En route the ancient “City in the Sky” known as Machu Picchu, one’s travels would take them to the ancient capital of Peru’s Inca Empire, Cuzco (spelled Cusco in English). After a brief flight from Lima, Peru, Cuzco would be the jump of point to head to Machu Picchu.
View Cuzco, Peru in a larger map
The one thing to note about Cuzco is it’s elevation. At around 11,200 ft. above sea-level, the air is quite thin. I had to take some pills which would help me with the high altitude before I left Lima and I took them at periodic times while there.
My tour operator for the whole trip arranged picked me up from the airport. My main contact, Carlos, spoke relatively good English and was briefed me on my next few days’ events.
I was dropped off at my hotel for the next 2 nights. The Orquidea Real Hostel. Based on the description, this is supposed to be a backpacker’s hostel. So I wasn’t really expecting much. Situated just a block from Cuzco’s main square, it had a great location.
When I entered the hotel, it was actually quite quaint. I was brought to my room, and it totally did not strike me as a backpacker’s hotel… at least to my standards. It was actually quite cute. My room had two beds, cable TV, a portable heater, and a private bath.
It was also conveniently located next to the dining area which was also quite quaint with a nice view of the city.
Carlos prepared for me some Coco Tea which would help me with any high altitude sickness.
After resting around half an hour, I decided to take a walk… at least to the town square and have myself some lunch.
The streets of Cuzco reminded me a little but of an old Baguio. How Baguio looked like before SM. What also struck me is that the streets were very clean. Devoid of trash and intentional litter.
The street below looked like a street in Vigan, placed in Baguio.
I made my way to the town square known as The Plaza de Armas of Cuzco.
Plaza de Armas
One one side of the Plaza is a Jesuit Church, la Compañia. (La Ignesia de la Compañia de Jesus)
And on another side, the Cuzco Cathedral
The Basilica is beautiful I would return later in the afternoon for the tour. The sad thing about the church tour though is that… you aren’t allowed to take pictures inside. More on this later.
As I walked back to my hotel a little boy and a Llama were following me. I gave him a dollar to let me take his picture.
In the afternoon I had a city tour of Cuzco. My first stop was back to the Cathedral. Our tour guide Jose explained a lot about the history of Cuzco before and after the arrival of the Spaniards in 1535. The Cathedral had several stunning artwork and excellent examples of craftsmanship on woodwork. But alas… the signs below were everywhere. And as the good little tourist that I was, I didn’t bother trying to steal shots.

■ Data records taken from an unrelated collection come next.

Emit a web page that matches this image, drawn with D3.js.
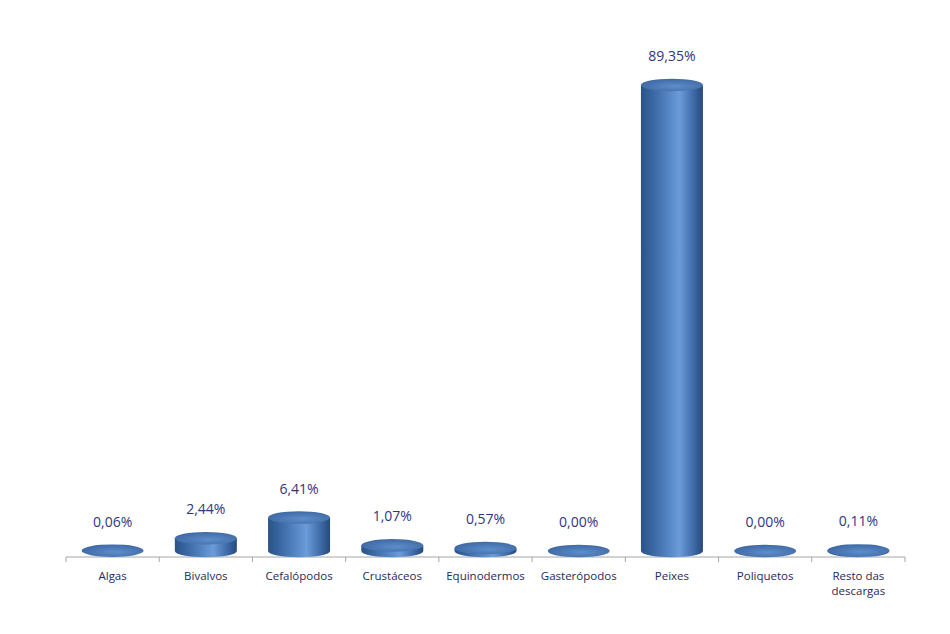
<!DOCTYPE html>
<html><head><meta charset="utf-8">
<script src="https://cdn.jsdelivr.net/npm/d3@7"></script>
<style>body{margin:0;background:#fff}svg{display:block}</style>
</head><body>
<svg id="c" width="950" height="634"></svg>
<script>
const categories = ["Algas","Bivalvos","Cefalópodos","Crustáceos","Equinodermos","Gasterópodos","Peixes","Poliquetos","Resto das descargas"];
const values = [0.06, 2.44, 6.41, 1.07, 0.57, 0.00, 89.35, 0.00, 0.11];
const valueLabels = ["0,06%","2,44%","6,41%","1,07%","0,57%","0,00%","89,35%","0,00%","0,11%"];

(function(){
const svg = d3.select("#c");
const defs = svg.append("defs");
const side = defs.append("linearGradient").attr("id","side").attr("x1","0").attr("x2","1").attr("y1","0").attr("y2","0");
side.append("stop").attr("offset","0").attr("stop-color","#2a5288");
side.append("stop").attr("offset","0.25").attr("stop-color","#3f6eab");
side.append("stop").attr("offset","0.62").attr("stop-color","#6b9bd9");
side.append("stop").attr("offset","0.85").attr("stop-color","#3d6aa6");
side.append("stop").attr("offset","1").attr("stop-color","#27497a");
const topG = defs.append("radialGradient").attr("id","topg").attr("cx","0.55").attr("cy","0.6").attr("r","0.6");
topG.append("stop").attr("offset","0").attr("stop-color","#5d8dcb");
topG.append("stop").attr("offset","1").attr("stop-color","#3e69a3");

const axisY = 557, x0 = 66, x1 = 905;
const x = d3.scaleBand().domain(categories).range([x0, x1]).paddingInner(0).paddingOuter(0);
const y = d3.scaleLinear().domain([0, 90]).range([551, 81.6]);
const barW = x.bandwidth() * 0.665, rx = barW / 2, ry = 6.3;

svg.append("line").attr("x1", x0).attr("x2", x1).attr("y1", axisY).attr("y2", axisY).attr("stroke","#a6a6a6").attr("stroke-width",1);
const bounds = categories.map(c => x(c)).concat([x1]);
svg.selectAll("line.tick").data(bounds).join("line").attr("class","tick")
  .attr("x1", d => d).attr("x2", d => d).attr("y1", axisY).attr("y2", axisY + 5)
  .attr("stroke","#a6a6a6");

const g = svg.selectAll("g.bar").data(categories).join("g").attr("class","bar");
g.each(function(c, i) {
  const cx = x(c) + x.bandwidth() / 2;
  const yb = y(0), yt = y(values[i]);
  const sel = d3.select(this);
  if (yb - yt > 0.5) {
    sel.append("path")
      .attr("d", `M${cx - rx},${yt} L${cx - rx},${yb} A${rx},${ry} 0 0 0 ${cx + rx},${yb} L${cx + rx},${yt} Z`)
      .attr("fill","url(#side)");
  }
  sel.append("ellipse").attr("cx", cx).attr("cy", yt).attr("rx", rx).attr("ry", ry).attr("fill","url(#topg)");
  sel.append("text").attr("x", cx).attr("y", yt - 24).attr("text-anchor","middle")
    .attr("font-family","'Open Sans', 'Liberation Sans', sans-serif").attr("font-size", 14)
    .attr("fill","#2f3582").text(valueLabels[i]);
});

svg.selectAll("text.cat").data(categories).join("text").attr("class","cat")
  .attr("x", c => x(c) + x.bandwidth() / 2).attr("y", 580)
  .attr("text-anchor","middle").attr("font-family","'Open Sans', 'Liberation Sans', sans-serif")
  .attr("font-size", 11.5).attr("fill","#1f2a5c")
  .each(function(c) {
    const t = d3.select(this);
    const words = c.split(" ");
    if (words.length > 2) {
      t.append("tspan").attr("x", x(c) + x.bandwidth() / 2).attr("dy", 0).text(words.slice(0, 2).join(" "));
      t.append("tspan").attr("x", x(c) + x.bandwidth() / 2).attr("dy", 15).text(words.slice(2).join(" "));
    } else t.text(c);
  });
})();
</script>
</body></html>
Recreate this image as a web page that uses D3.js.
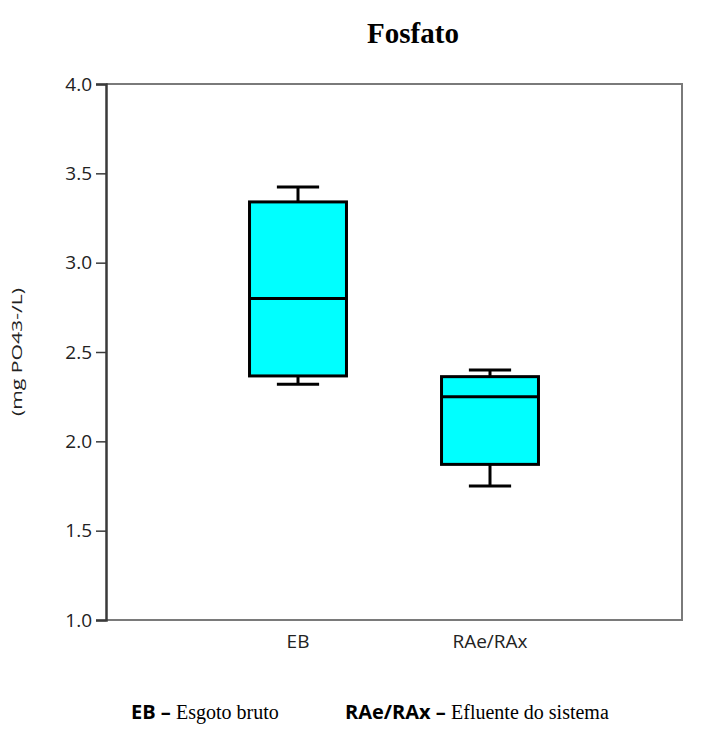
<!DOCTYPE html>
<html><head><meta charset="utf-8">
<script src="https://cdn.jsdelivr.net/npm/d3@7"></script>
<style>body{margin:0;background:#fff}svg{display:block}</style>
</head><body>
<svg id="c" width="716" height="744"></svg>
<script>
const categories = ["EB", "RAe/RAx"];
const whiskerLow  = [2.32, 1.75];
const q1          = [2.366, 1.871];
const median      = [2.80, 2.25];
const q3          = [3.34, 2.362];
const whiskerHigh = [3.423, 2.399];
const yTicks = [1.0, 1.5, 2.0, 2.5, 3.0, 3.5, 4.0];
const title = "Fosfato";
const yLabel = "(mg PO43-/L)";
const legendItems = [
  {abbr: "EB", desc: "Esgoto bruto"},
  {abbr: "RAe/RAx", desc: "Efluente do sistema"}
];

const svg = d3.select("#c");
const L = 106, R = 682, T = 84, B = 620;
const y = d3.scaleLinear().domain([1, 4]).range([B, T]);
const x = d3.scalePoint().domain(categories).range([L, R]).padding(1);
const step = x.step();
const boxW = step * 0.505, capW = step * 0.22;
const sans = "'Open Sans', Lato, sans-serif";
const serif = "'Liberation Serif', 'Times New Roman', serif";

// title
svg.append("text").attr("x", 413).attr("y", 43).attr("text-anchor", "middle")
  .attr("font-family", serif).attr("font-weight", "bold").attr("font-size", 29)
  .attr("fill", "#000").text(title);

// frame (top/right/bottom)
svg.append("path")
  .attr("d", `M${L},${T}H${R}V${B}H${L}`)
  .attr("fill", "none").attr("stroke", "#7a7a7a").attr("stroke-width", 2);

// y axis
const yAxis = d3.axisLeft(y).tickValues(yTicks).tickFormat(d3.format(".1f")).tickSizeOuter(0).tickSize(10).tickPadding(4);
const gy = svg.append("g").attr("transform", `translate(${L},0)`).call(yAxis);
gy.select(".domain").attr("stroke", "#3a3a3a").attr("stroke-width", 2.5);
gy.selectAll(".tick line").attr("stroke", "#3a3a3a").attr("stroke-width", 1.5);
gy.selectAll(".tick text").attr("font-family", sans).attr("font-size", 19).attr("fill", "#222");

// y label
svg.append("text").attr("transform", `translate(17,${(T + B) / 2}) rotate(-90)`)
  .attr("text-anchor", "middle").attr("dy", "0.35em").attr("font-family", sans).attr("font-size", 15)
  .attr("textLength", 128).attr("lengthAdjust", "spacingAndGlyphs")
  .attr("fill", "#222").text(yLabel);

// boxes
const g = svg.append("g");
categories.forEach((c, i) => {
  const cx = x(c);
  const s = g.append("g").attr("stroke", "#000").attr("stroke-width", 3);
  s.append("line").attr("x1", cx).attr("x2", cx).attr("y1", y(whiskerHigh[i])).attr("y2", y(q3[i]));
  s.append("line").attr("x1", cx).attr("x2", cx).attr("y1", y(q1[i])).attr("y2", y(whiskerLow[i]));
  s.append("line").attr("x1", cx - capW / 2).attr("x2", cx + capW / 2).attr("y1", y(whiskerHigh[i])).attr("y2", y(whiskerHigh[i]));
  s.append("line").attr("x1", cx - capW / 2).attr("x2", cx + capW / 2).attr("y1", y(whiskerLow[i])).attr("y2", y(whiskerLow[i]));
  s.append("rect").attr("x", cx - boxW / 2).attr("width", boxW)
    .attr("y", y(q3[i])).attr("height", y(q1[i]) - y(q3[i]))
    .attr("fill", "#00ffff");
  s.append("line").attr("x1", cx - boxW / 2).attr("x2", cx + boxW / 2).attr("y1", y(median[i])).attr("y2", y(median[i]));
});

// x labels
svg.append("g").selectAll("text").data(categories).join("text")
  .attr("x", d => x(d)).attr("y", 648).attr("text-anchor", "middle")
  .attr("font-family", sans).attr("font-size", 19).attr("fill", "#222").text(d => d);

// legend
const legX = [131, 345];
legendItems.forEach((it, i) => {
  const t = svg.append("text").attr("x", legX[i]).attr("y", 719).attr("fill", "#000");
  t.append("tspan").attr("font-family", sans).attr("font-weight", "bold").attr("font-size", 20).text(it.abbr + " \u2013 ");
  t.append("tspan").attr("font-family", serif).attr("font-size", 20).text(it.desc);
});
</script>
</body></html>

The first explanation I heard about this rule was that flash photography would harm the pigment on the paintings. While a somewhat acceptable answer, I asked what about if no flash was used. Well, apparently the real reason why no cameras are allowed is because the Church has copyright… and wants to make money of selling postcards and photo books of everything you see in the church.
From the church, we walked around the streets of Cuzco where Jose made a special mention that many of the foundations of the city are still from the original Incan buildings which stood on the same sites.
These walls, as one would see all over the city are blocks laid one on top of the other without any mortar. Just tightly fitting and precise.
We walked quite a distance to our next venue…
We made our way to the Dominican Cathedral or the “Convento de Santo Domingo”
Inside the buildings, once again one could not take pictures. But outdoors is another matter.
Inside, once again are great examples of Incan stone work and engineering.
Inside an Incan house.
A view of the Dominican Convent from the street.
We then boarded a bus to another site just outside the city. Our destination…. SAQSAYWAMAN. Which, when pronounced sounds like “Sexy Woman”
This site was spectacular. A huge set of structures with massive stones from quarry’s outside the area. How were they built? My vote is aliens.
At the other end of the Saqsaywaman. I could not resist having my “National Geographic Moment” with the locals and their llamas.
We then proceeded to an ancient, yet still operational aqueduct.
Finally… we visited a set of ancient ruins known as the Temple of the Sun.
That big stone on the right used to be some statue or figure. None of the ancient sculptures are intact as they were all destroyed by the Spanish.
That’s our guide Jose, explaining the history behind the Temple of the Sun.
The stunning view with Cuzco in the background.
That’s it for my first day in Cuzco. Tomorrow… MACHU PICCHU!